Is there a relationship between these polynomial concepts?

Question

I'm currently doing a bit of reading on abstract algebra (more specifically Polynomial Theory), and noticed something that may have some sort of significance perhaps?

The section I'm reading on at the moment is on cyclotomic polynomials and their primitives. The example used is $\zeta_{5}$. The minimal extension of the rationals in order to contain all the roots of $t^4+t^3+t^2+t+1=0$ (normal extension?) is $\mathbb{Q}(\zeta_5)$, which has basis being $\zeta_5^k$ where $k=1,2,3,4$.

Algebraically, these bases are indistinguishable since each element generates the entire basis. So in some sense if I 'swap' the elements around, we can't 'tell' which one is which because they all generate the same subfield (being the basis in itself).

Now earlier in my reading, there was some time spent on Vieta's Formulas and how some expressions can be swapped around without 'detection' whereas others will detect any changes immediately.

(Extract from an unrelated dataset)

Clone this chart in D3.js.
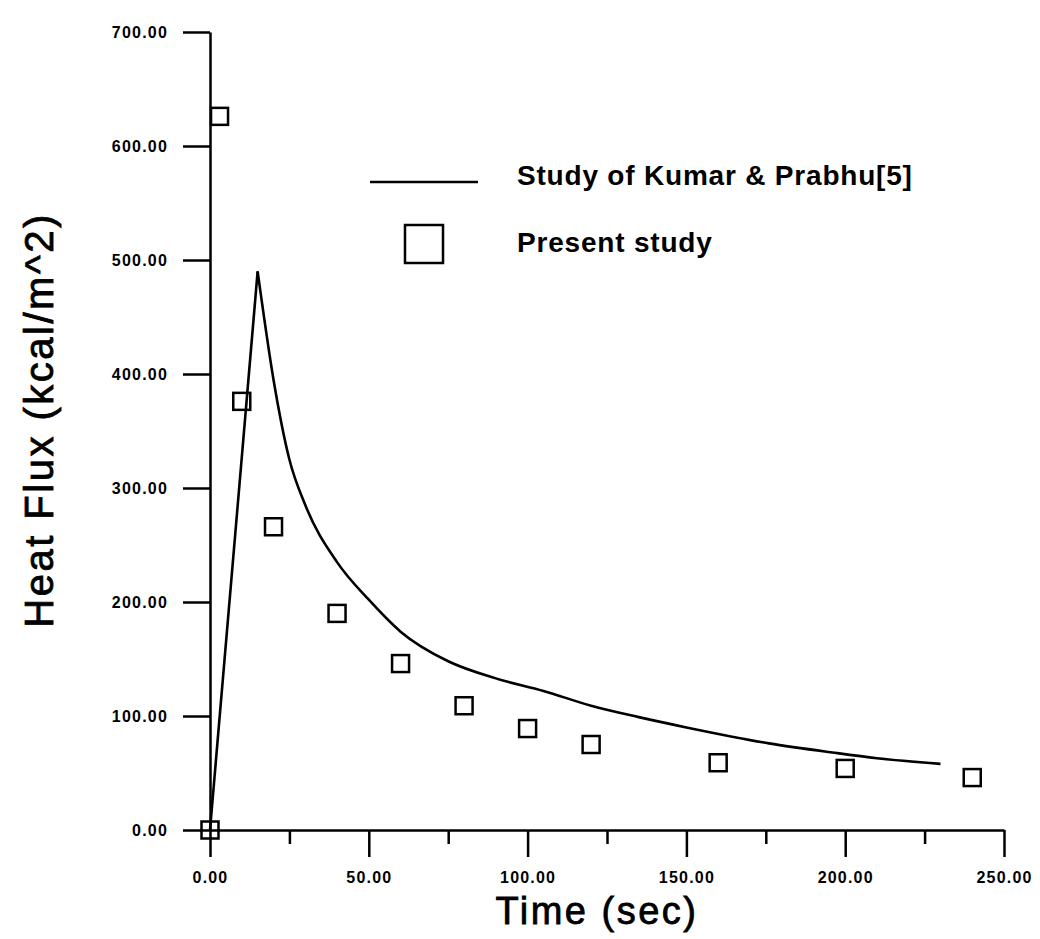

For example $\alpha+\beta+\gamma$ is symmetric so by permuting the elements around, there is no difference. However, $\alpha + \beta^2 + \gamma^3$ is not symmetric so we can do no such thing.

These two concepts seem quite similar to each other. Is there a relationship between them somewhere down the track?

Answer 1

It sounds like you're asking about the beginning of what's called Galois Theory. In your example, you've observed that, informally, you can replace $\zeta := \zeta_5$ with $\zeta^k$ for any $k \in \{1, 2, 3, 4\}$ (which induces other replacements, namely $\zeta^2$ with $\zeta^{2k}$, $\zeta^3$ with $\zeta^{3k}$, and $\zeta^4$ with $\zeta^{4k}$) and that the resulting algebra of the field $\Bbb Q(\zeta)$ works just as well.

Put a little more precisely: The ring homomorphism $\phi_k: \Bbb Q(\zeta) \to \Bbb Q(\zeta)$, $k \in \{1, 2, 3, 4\}$ characterized by $$\phi_k(\zeta) = \zeta^k$$ (1) is a field isomorphism and (2) restricts to the identity on $\Bbb Q$. Now, by construction the set of such isomorphisms is a group under composition; we call it the Galois group and denote it $\text{Gal}(\Bbb Q(\zeta) / \Bbb Q)$. In our case, the maps $\phi_k$ exhaust all such isomorphisms and so $\text{Gal}(\Bbb Q(\zeta) / \Bbb Q)$ has order $4$ (of course, the identity element is $\phi_1$); the element $\phi_2$ has order $4$ under composition, so $$\text{Gal}(\Bbb Q(\zeta) / \Bbb Q) \cong \Bbb Z_4.$$ (This alone tells us something we already knew, namely that the given polynomial is special: In a way that can be made precise, a typical quartic polynomial over $\Bbb Q$ has Galois group isomorphic to the much larger group $S_4$.) Note that this implies that not all linear maps determined by permutations of $\zeta, \zeta^2, \zeta^3, \zeta^4$ are such field isomorphisms, only the four permutations described in the first paragraph above are.

On the other hand, we can play this game just as well for any polynomial $p$ over any base field $\Bbb F$ (in our example, that field is $\Bbb Q$): We can ask which permutations of roots determine isomorphisms of the splitting field of $p$ (informally, the smallest field containing $\Bbb F$ that contains all of the roots of $p$) fixing the base field $\Bbb F$.